At a 2013 meeting of the 16+1 in Bucharest, China, Serbia and Hungry signed an MOU to build a $2.89 billion, 350 kilometer high-speed rail line that would go from Belgrade to Budapest, the first stage of a project that would ultimately connect the China-run Piraeus port in Greece with the heart of Europe. This rail line was to be a hallmark project of Beijing’s Belt and Road initiative — a shining example that China could carry out massive infrastructure projects in Europe the right way (i.e. the Brussels way).
In September 2016, it was looking as if this international HSR line was gaining momentum, and that construction would soon commence. But now there is a slight bump in the path that may grow into a roadblock.
According to the Financial Times, Brussels is looking into the possibility that the deal to build the Belgrade-Budapest rail line may have broke the EU rules on public tenders. None were offered for this project. This probe is mainly directed at Hungary, being a full-fledged EU member, rather than Serbia, whose “prospective member” status shields it from all of the EU’s regulations. Hungary’s deal with China had the development of the rail line going to China Railway International Corporation with financing coming from China’s Export-Import Bank.
Hungary and Serbia both have track records of engaging in large infrastructure projects without offering public tenders. The former was the recipient of Brussels’s ire in 2014 when it granted a $13 billion Russia-funded nuclear power plant project to a Russian company without making the bidding public, while Serbia has come under a large amount of internal criticism for just giving the Belgrade Waterfront Project to a company from Abu Dhabi without any type of public competition or even input.
While China has proved itself to be the undisputed greatest high-speed rail developer ever, having constructed over 19,000 kilometers of such lines in their own country in under 15 years, actually getting over the legal and political hurdles to take their HSR-building prowess international seems to have been a far more challenging pursuit.

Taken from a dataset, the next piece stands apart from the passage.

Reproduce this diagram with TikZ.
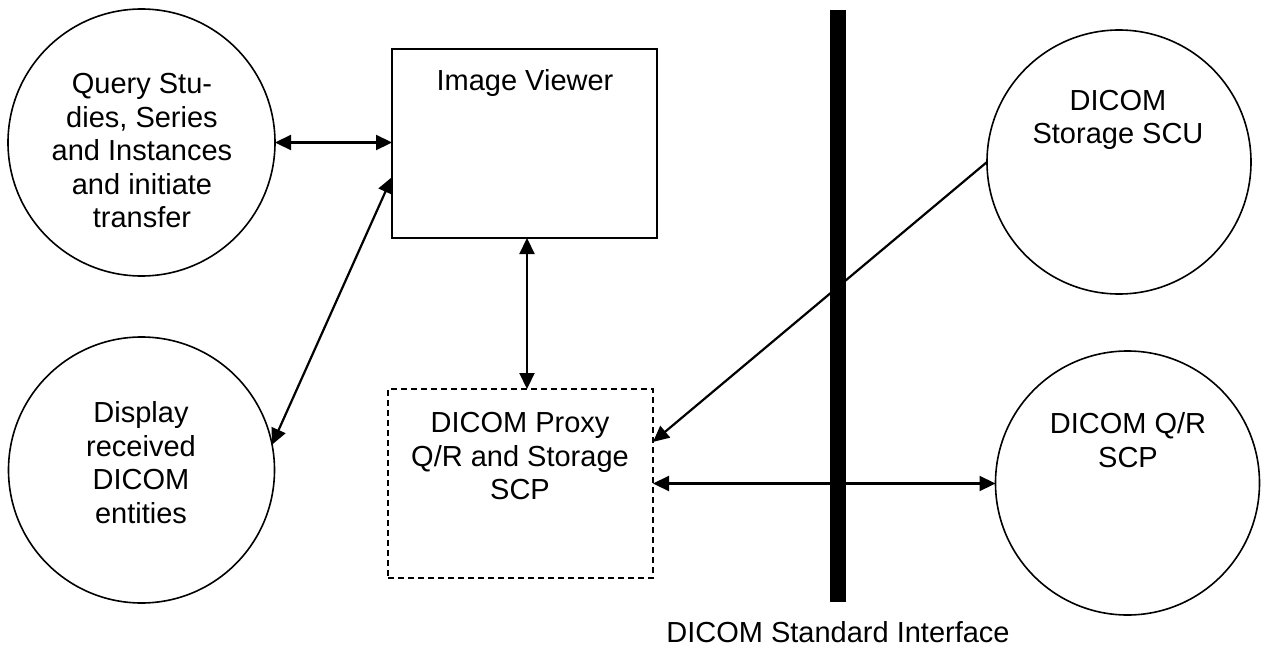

The Singapore to Kunming HSR line has been replete with delays and funding conflicts, Mexico City to Queretaro imploded, Los Angeles to Las Vegas didn’t happen, Moscow-Kazan is still speculation, and while after many delays Jakarta to Bandung appears to be getting ready to go, construction has not yet commenced.
While physical development across the broader New Silk Road — the pan-Eurasia mega-project that’s increasing infrastructural, economic and political connectivity between countries from Europe to China — is currently booming, China’s participation via their Belt and Road initiative hasn’t always been very smoothly implemented.